Por supuesto, el escrito de Swift era una broma macabra para poner de presente la existencia de una situación gravísima cuya explicación se le escapaba. Esta vino a darla Thomas Malthus, otro ministro del culto anglicano, en 1826: “Cuando no lo impide ningún obstáculo, la población se va doblando cada veinticinco años, creciendo de período en período, en una progresión geométrica. Los medios de subsistencia, en las circunstancias más favorables, no se aumentan sino en una progresión aritmética”. Así las cosas ―sostuvo― era imposible mejorar las condiciones de vida de los estratos bajos de la población.

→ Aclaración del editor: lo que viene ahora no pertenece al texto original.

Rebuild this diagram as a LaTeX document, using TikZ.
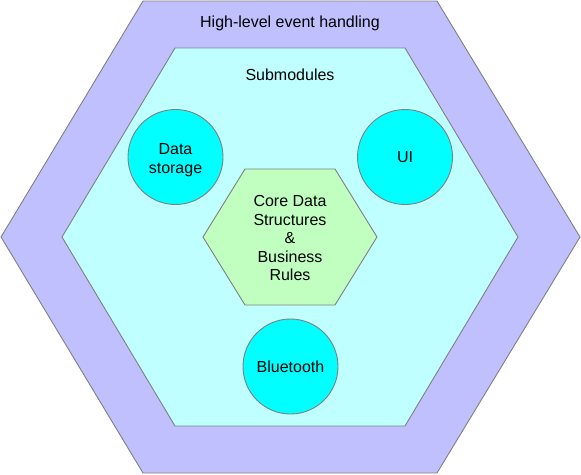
\documentclass[tikz,border=0pt]{standalone}
\usepackage{fontspec}
\setmainfont{Liberation Sans}
\definecolor{outerc}{HTML}{C0C0FF}
\definecolor{innerc}{HTML}{C0FFFF}
\definecolor{circc}{HTML}{00FFFF}
\definecolor{corec}{HTML}{C0FFC0}
\definecolor{edgec}{HTML}{808080}
\begin{document}
\begin{tikzpicture}[x=1pt,y=-1pt,
  region/.style={draw=edgec,line width=0.9pt,line join=miter},
  modcirc/.style={circle,draw=edgec,line width=0.9pt,fill=circc,minimum size=95pt,inner sep=0pt,align=center,font=\fontsize{16}{18.5}\selectfont},
  lbl/.style={font=\fontsize{16}{18.5}\selectfont,align=center,inner sep=0pt}]
\useasboundingbox (0,0) rectangle (581,474);
\draw[region,fill=outerc] (143,1) -- (437,1) -- (580,237) -- (437,473) -- (143,473) -- (1,237) -- cycle;
\draw[region,fill=innerc] (175,48) -- (405,48) -- (518,237) -- (405,426) -- (175,426) -- (62,237) -- cycle;
\draw[region,fill=corec] (245,169) -- (335,169) -- (377,237) -- (335,305) -- (245,305) -- (203,237) -- cycle;
\node[lbl] (outer) at (290,23) {High-level event handling};
\node[lbl] (sub) at (290,75) {Submodules};
\node[modcirc,label={[lbl,yshift=-3pt]center:Data\\storage}] (data) at (175.5,157) {};
\node[modcirc] (ui) at (405,157) {UI};
\node[modcirc] (bt) at (290.5,366.5) {Bluetooth};
\node[lbl] (core) at (290,238) {Core Data\\Structures\\\&\\Business\\Rules};
\end{tikzpicture}
\end{document}
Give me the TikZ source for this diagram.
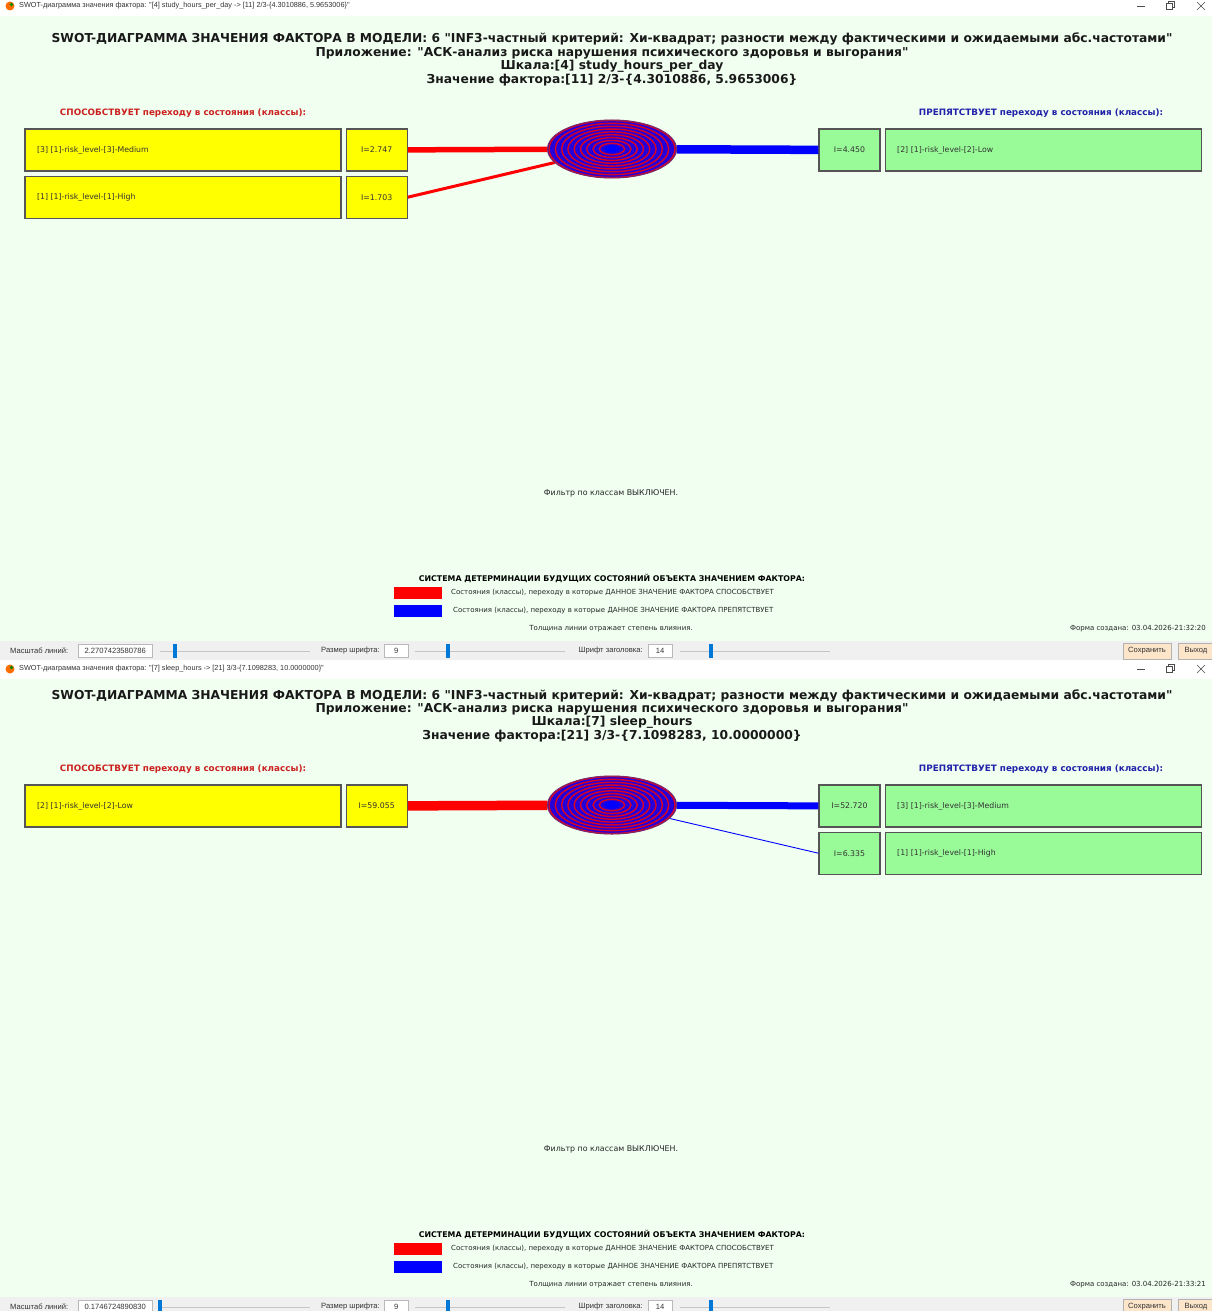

Gran avance fue este en el entendimiento de la abrumadora pobreza, que ningún otro pensador de su época avizoró. Medio siglo después, la conjunción de dos fenómenos, la revolución industrial, que implicó el inicio de una era de grandes innovaciones tecnológicas, y el capitalismo, que hizo posible el crecimiento acelerado de la economía, aportaron las claves para resolver el problema de la pobreza estructural. El gran economista hindú Amartya Sen, en su ensayo Pobreza y hambruna de 1981, demostró que el hambre no es consecuencia de la falta de alimentos, sino de desigualdades en los mecanismos de distribución. El circulo de hierro que descubrió Malthus era cosa del pasado; la hambruna no deriva de la falta de recursos sino de su mala gestión.

Quizás lo ignore, pero nuestra ministra y filosofa es neo-malthusiana. No cree que la ciencia pueda avanzar a la velocidad necesaria para evitar una crisis ambiental irreversible que produciría un empobrecimiento generalizado. Por eso propone que los países ricos se contraigan para que otros crezcan sin que la huella humana sobre el planeta siga aumentando.

Debería tener claro que la transición en el transporte, que permitirá la sustitución de hidrocarburos por electricidad, es ya un proceso en marcha. Convendría que se informará también de los cambios paulatinos, pero igualmente inexorables, en la alimentación humana. En cuestión de décadas dejaremos de sacrificar animales para alimentarnos, los nutrientes que ellos nos proporcionan serán producidos en laboratorios. Gracias al desarrollo de nuevas fuentes de energía y de los avances de la biotecnología, desaparecerán buena parte de las emisiones dañinas y disminuirá la presión sobre la tierra, el agua y el bosque. Nada es seguro, aunque hay buenas razones para suponer que al mundo no le espera una catástrofe inminente.

Briznas poéticas. Un escolio de Nicolás Gómez Dávila: “La filosofía no tiene la función de transformar un mundo que se transforma solo. Sino la de juzgar ese mundo transformado”.